**Data provided:**
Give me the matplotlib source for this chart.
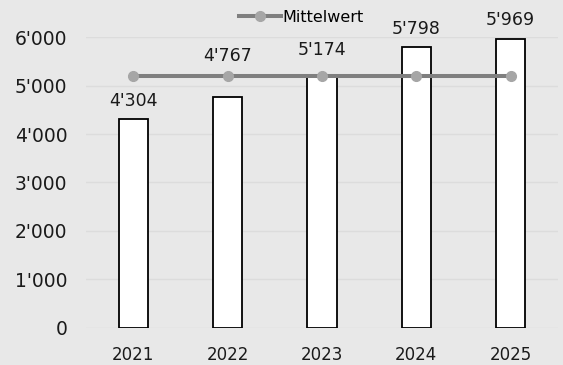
import numpy as np
import matplotlib.pyplot as plt
from matplotlib.ticker import FuncFormatter

# data
years = ["2021", "2022", "2023", "2024", "2025"]
values = [4304, 4767, 5174, 5798, 5969]
mean_label = "Mittelwert"

BG = "#e8e8e8"
GRID = "#dcdcdc"
LINE_COLOR = "#7f7f7f"
MARKER_COLOR = "#a6a6a6"


def swiss(v, pos=None):
    return f"{int(round(v)):,}".replace(",", "'")


fig = plt.figure(figsize=(5.63, 3.65), dpi=100)
fig.patch.set_facecolor(BG)
ax = fig.add_axes([0.1528, 0.1014, 0.8382, 0.7972])
ax.set_facecolor(BG)

x = np.arange(len(years))
ax.bar(x, values, width=0.31, color="white", edgecolor="black", linewidth=1.3, zorder=2)

mean = np.mean(values)
ax.plot(x, [mean] * len(x), color=LINE_COLOR, lw=2.9, marker="o", markersize=7,
        markerfacecolor=MARKER_COLOR, markeredgecolor=MARKER_COLOR, zorder=3,
        label=mean_label)

# value labels; the ones that would collide with the mean line sit above it
for xi, v in zip(x, values):
    if 0 < mean - v < 800:
        anchor, off = mean, 8 + (v - 4767) / 100
    else:
        anchor, off = v, 6.5
    ax.annotate(swiss(v), (xi, anchor), xytext=(0, off), textcoords="offset points",
                ha="center", va="bottom", fontsize=12.5, color="#1a1a1a")

ax.set_xlim(-0.5, 4.5)
ax.set_ylim(0, 6000)
ax.set_yticks(np.arange(0, 6001, 1000))
ax.yaxis.set_major_formatter(FuncFormatter(swiss))
ax.set_xticks(x)
ax.set_xticklabels(years)
ax.tick_params(axis="both", length=0, labelsize=12, colors="#1a1a1a")
ax.tick_params(axis="y", labelsize=13.5, pad=13.5)
ax.tick_params(axis="x", pad=13)
ax.grid(axis="y", color=GRID, lw=1, zorder=0)
ax.set_axisbelow(True)
for s in ax.spines.values():
    s.set_visible(False)

leg = fig.legend(loc="center", bbox_to_anchor=(0.535, 0.953), frameon=False,
                 fontsize=11.5, handlelength=2.6, handletextpad=0.1)

fig.savefig("out.png", dpi=100, facecolor=BG)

**Directions for this task:**
Transcribe all the data word for word; the images stay out.

**Answer for this exercise:**
Give me the matplotlib source for this chart.
import numpy as np
import matplotlib.pyplot as plt
from matplotlib.ticker import FuncFormatter

# data
years = ["2021", "2022", "2023", "2024", "2025"]
values = [4304, 4767, 5174, 5798, 5969]
mean_label = "Mittelwert"

BG = "#e8e8e8"
GRID = "#dcdcdc"
LINE_COLOR = "#7f7f7f"
MARKER_COLOR = "#a6a6a6"


def swiss(v, pos=None):
    return f"{int(round(v)):,}".replace(",", "'")


fig = plt.figure(figsize=(5.63, 3.65), dpi=100)
fig.patch.set_facecolor(BG)
ax = fig.add_axes([0.1528, 0.1014, 0.8382, 0.7972])
ax.set_facecolor(BG)

x = np.arange(len(years))
ax.bar(x, values, width=0.31, color="white", edgecolor="black", linewidth=1.3, zorder=2)

mean = np.mean(values)
ax.plot(x, [mean] * len(x), color=LINE_COLOR, lw=2.9, marker="o", markersize=7,
        markerfacecolor=MARKER_COLOR, markeredgecolor=MARKER_COLOR, zorder=3,
        label=mean_label)

# value labels; the ones that would collide with the mean line sit above it
for xi, v in zip(x, values):
    if 0 < mean - v < 800:
        anchor, off = mean, 8 + (v - 4767) / 100
    else:
        anchor, off = v, 6.5
    ax.annotate(swiss(v), (xi, anchor), xytext=(0, off), textcoords="offset points",
                ha="center", va="bottom", fontsize=12.5, color="#1a1a1a")

ax.set_xlim(-0.5, 4.5)
ax.set_ylim(0, 6000)
ax.set_yticks(np.arange(0, 6001, 1000))
ax.yaxis.set_major_formatter(FuncFormatter(swiss))
ax.set_xticks(x)
ax.set_xticklabels(years)
ax.tick_params(axis="both", length=0, labelsize=12, colors="#1a1a1a")
ax.tick_params(axis="y", labelsize=13.5, pad=13.5)
ax.tick_params(axis="x", pad=13)
ax.grid(axis="y", color=GRID, lw=1, zorder=0)
ax.set_axisbelow(True)
for s in ax.spines.values():
    s.set_visible(False)

leg = fig.legend(loc="center", bbox_to_anchor=(0.535, 0.953), frameon=False,
                 fontsize=11.5, handlelength=2.6, handletextpad=0.1)

fig.savefig("out.png", dpi=100, facecolor=BG)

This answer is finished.